Basti pensare alle tante volte in cui la rivendicazione delle proprie prerogative ha portato o al veto paralizzante o al contenzioso costituzionale davanti a disegni di interesse nazionale che necessariamente coinvolgevano sia lo Stato che la Regione Oppure a ciò che di recente è accaduto in talune Regioni, dove di fondi pubblici affidati alla gestione di organi autonomi come i gruppi parlamentari si è fatta carne di porco.

Se è così, ha perfettamente ragione Romano Prodi, che su Il Messaggero del 7 ottobre scorso ha messo al primo punto il ritorno all'etica attraverso la riforma, prima ancora che delle leggi, della mentalità, della cultura e del costume.

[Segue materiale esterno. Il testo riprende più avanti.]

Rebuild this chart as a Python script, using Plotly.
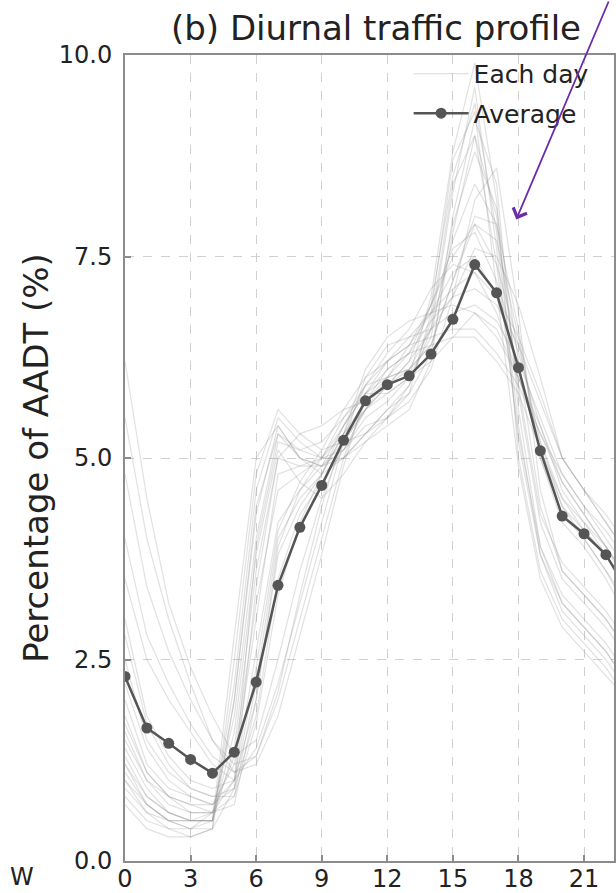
import plotly.graph_objects as go

hours = list(range(24))
avg_pct = [2.29, 1.65, 1.46, 1.26, 1.09, 1.35, 2.22, 3.42, 4.14, 4.66, 5.22, 5.71,
           5.91, 6.02, 6.29, 6.72, 7.40, 7.05, 6.12, 5.09, 4.28, 4.06, 3.80, 3.35]

day_profiles = [
    [1.2,0.8,0.6,0.5,0.6,1.8,4.0,5.3,5.0,4.8,5.0,5.3,5.6,5.8,6.3,7.8,9.0,8.0,5.8,4.2,3.5,3.2,2.9,2.5],
    [1.0,0.7,0.5,0.5,0.5,2.2,4.6,5.5,5.2,5.0,5.1,5.4,5.5,5.9,6.6,8.3,9.6,7.6,5.2,3.8,3.2,2.9,2.6,2.2],
    [1.5,1.0,0.8,0.7,0.7,1.2,3.0,4.8,4.9,5.0,5.3,5.6,6.0,6.1,6.4,7.2,8.0,7.9,6.6,5.0,4.2,3.9,3.5,3.0],
    [3.5,2.5,2.0,1.6,1.2,1.0,1.4,2.2,3.2,4.2,5.2,6.0,6.4,6.5,6.6,6.8,6.9,6.7,6.2,5.5,4.8,4.4,4.0,3.6],
    [5.5,4.0,3.0,2.2,1.5,1.1,1.2,1.8,2.8,3.8,4.9,5.8,6.2,6.4,6.5,6.6,6.6,6.3,5.9,5.3,4.7,4.3,3.9,3.5],
    [2.0,1.2,0.9,0.8,0.7,1.0,2.6,4.2,4.6,4.9,5.4,5.8,6.1,6.3,6.9,7.6,7.8,7.2,6.3,5.4,4.6,4.2,3.9,3.4],
    [0.9,0.6,0.4,0.4,0.5,2.8,5.0,5.4,5.0,4.9,5.1,5.5,5.7,6.0,7.0,8.8,9.9,8.2,5.0,3.6,3.0,2.7,2.4,2.0],
    [1.8,1.1,0.8,0.6,0.6,0.8,2.2,4.0,4.5,4.8,5.3,5.9,6.3,6.6,7.1,7.4,7.3,6.8,6.0,5.3,4.8,4.4,4.1,3.7],
    [6.2,4.5,3.2,2.4,1.8,1.3,1.5,2.5,3.6,4.5,5.2,5.6,5.8,6.0,6.2,6.5,6.8,6.6,6.0,5.2,4.4,4.0,3.6,3.2],
    [1.3,0.8,0.6,0.5,0.5,1.6,3.8,5.1,4.7,4.5,4.8,5.2,5.5,5.7,6.1,7.0,8.2,8.6,6.8,4.6,3.6,3.3,3.0,2.6],
    [2.5,1.5,1.1,0.9,0.8,0.9,1.8,3.5,4.3,4.7,5.1,5.6,5.9,6.2,6.6,7.0,7.6,7.5,6.9,6.0,5.0,4.6,4.2,3.8],
    [1.1,0.7,0.5,0.4,0.4,2.5,4.8,5.6,5.3,5.1,5.2,5.3,5.5,5.8,6.8,8.7,9.3,7.1,4.9,3.5,2.9,2.6,2.3,2.0],
    [4.0,2.8,2.2,1.7,1.3,1.1,1.3,2.0,3.0,4.0,5.0,5.7,6.1,6.3,6.4,6.5,6.5,6.2,5.8,5.1,4.5,4.1,3.8,3.4],
    [1.6,1.0,0.7,0.6,0.6,1.3,3.2,4.6,4.8,5.0,5.5,5.9,6.0,6.1,6.4,7.2,7.9,7.7,6.5,5.0,4.3,4.0,3.6,3.1],
    [0.8,0.5,0.4,0.3,0.4,2.0,4.4,5.3,5.1,5.0,5.0,5.2,5.4,5.6,6.2,8.0,9.2,8.4,5.6,3.9,3.2,2.9,2.6,2.2],
    [3.0,1.8,1.3,1.0,0.9,1.0,2.0,3.8,4.4,4.8,5.3,5.7,6.0,6.3,6.7,7.0,7.1,6.9,6.4,5.7,5.0,4.6,4.3,3.9],
    [1.4,0.9,0.6,0.5,0.5,1.4,3.6,5.0,4.9,4.9,5.2,5.6,5.9,6.1,6.6,7.7,8.4,7.9,5.9,4.3,3.7,3.4,3.1,2.7],
    [2.2,1.4,1.0,0.8,0.7,0.9,2.4,4.1,4.7,5.1,5.6,6.0,6.2,6.4,6.8,7.3,7.5,7.0,6.1,5.1,4.4,4.1,3.8,3.3],
    [1.0,0.6,0.5,0.4,0.6,1.0,3.9,5.2,5.1,5.2,5.5,5.8,5.8,6.0,6.5,7.9,8.8,8.1,6.2,4.4,3.6,3.3,3.0,2.6],
    [0.7,0.4,0.3,0.3,0.4,0.9,3.4,5.0,5.3,5.4,5.6,5.7,5.9,6.2,6.9,8.5,9.4,7.8,5.4,3.8,3.1,2.8,2.5,2.1],
    [4.8,3.4,2.6,2.0,1.5,1.2,1.3,2.1,3.3,4.4,5.3,6.1,6.5,6.7,6.8,6.9,6.8,6.5,6.0,5.4,4.7,4.3,3.9,3.5],
    [1.7,1.1,0.8,0.7,0.6,0.7,2.0,3.9,4.6,5.0,5.4,5.8,6.0,6.4,6.9,7.5,7.9,7.4,6.4,5.2,4.5,4.2,3.8,3.4],
    [1.2,0.7,0.5,0.5,0.5,2.0,4.3,5.4,5.0,4.9,5.0,5.3,5.6,5.9,6.7,8.4,9.0,7.4,5.3,3.9,3.3,3.0,2.7,2.3],
    [2.8,1.7,1.2,0.9,0.8,0.8,1.7,3.3,4.2,4.8,5.4,5.9,6.2,6.5,6.8,7.1,7.3,7.0,6.5,5.8,5.0,4.6,4.2,3.8],
]

x_ticks = [0, 3, 6, 9, 12, 15, 18, 21]
y_ticks = [0.0, 2.5, 5.0, 7.5, 10.0]
y_tick_text = ["0.0", "2.5", "5.0", "7.5", "10.0"]

FONT = "DejaVu Sans"
fig = go.Figure()

for i, prof in enumerate(day_profiles):
    fig.add_trace(go.Scatter(
        x=hours, y=prof, mode="lines",
        line=dict(color="rgba(135,135,135,0.25)", width=1.2),
        name="Each day", showlegend=(i == 0), legendgroup="day",
        hoverinfo="skip"))

fig.add_trace(go.Scatter(
    x=hours, y=avg_pct, mode="lines+markers",
    line=dict(color="#555555", width=2.5),
    marker=dict(color="#555555", size=11),
    name="Average", legendgroup="avg"))

axis_common = dict(
    showline=True, linecolor="#8c8c8c", linewidth=2, mirror=True,
    ticks="inside", ticklen=6, tickwidth=1.5, tickcolor="#8c8c8c",
    showgrid=True, gridcolor="#d0d0d0", griddash="dash", gridwidth=1.2,
    zeroline=False, tickfont=dict(family=FONT, size=24, color="#222"),
)

fig.update_xaxes(range=[0, 22.37], tickvals=x_ticks, ticklabelstandoff=-5,
                 **axis_common)
fig.update_yaxes(range=[0, 10], tickvals=y_ticks, ticktext=y_tick_text,
                 ticklabelstandoff=6,
                 title=dict(text="Percentage of AADT (%)",
                            font=dict(family=FONT, size=34, color="#222"),
                            standoff=0),
                 **axis_common)

fig.add_annotation(xref="paper", yref="paper", x=0.513, y=1.0, yshift=27,
                   text="(b) Diurnal traffic profile", showarrow=False,
                   font=dict(family=FONT, size=34, color="#222"),
                   xanchor="center", yanchor="middle")

fig.add_annotation(xref="paper", yref="paper", x=-0.24, y=0, yshift=-16,
                   text="W", showarrow=False,
                   font=dict(family=FONT, size=24, color="#222"),
                   xanchor="left", yanchor="middle")

fig.add_annotation(x=17.9, y=7.96, xref="x", yref="y", text="",
                   showarrow=True, arrowhead=4, arrowsize=1.6, arrowwidth=1.8,
                   arrowcolor="#6a2ca8", ax=93, ay=-220)

fig.update_layout(
    width=616, height=893,
    margin=dict(l=125, r=0, t=55, b=31),
    paper_bgcolor="white", plot_bgcolor="white",
    showlegend=True,
    legend=dict(x=0.58, y=1.005, xanchor="left", yanchor="top",
                bgcolor="rgba(0,0,0,0)", borderwidth=0,
                font=dict(family=FONT, size=25, color="#222"),
                itemwidth=55, tracegroupgap=4),
)

fig.write_html("out.html",
               config={"displayModeBar": False},
               post_script="document.body.style.margin='0';"
                           "document.documentElement.style.overflow='hidden';")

Il che ci richiama ad una delle grandi verità, che accompagnano la storia e l'analisi delle forme di governo democratiche sin dai loro albori, una verità già enunciata da Aristotele, ripresa più di recente da Tocqueville e poi ribadita da padri e cultori delle democrazie contemporanee, da John Dewey a Ernst Boeckenfoerde. Le democrazie vivono solo se accompagnate dalla virtù e senza la virtù, che è però impossibile imporre con la coercizione dei mezzi legali, esse sono condannate a degenerare e ad essere soppiantate da forme di governo autoritarie e centraliste.
L'attenzione dovrebbe andare allora ai fattori che hanno così tanto ridotto la forza dell'etica e del sentimento del bene comune nell'Italia di questi decenni e favorito l'ingresso nelle elite dirigenti di personale che ne è così poco provvisto. Mentre è illusorio cercare il rimedio nelle sole riforme istituzionali, giacché, per dirne una, in un sistema di governo che rimanga multilivello non si troverà mai un riparto di competenze che eviti la necessità in più casi di un loro esercizio comune e quindi di un intesa in vista di un fine comune.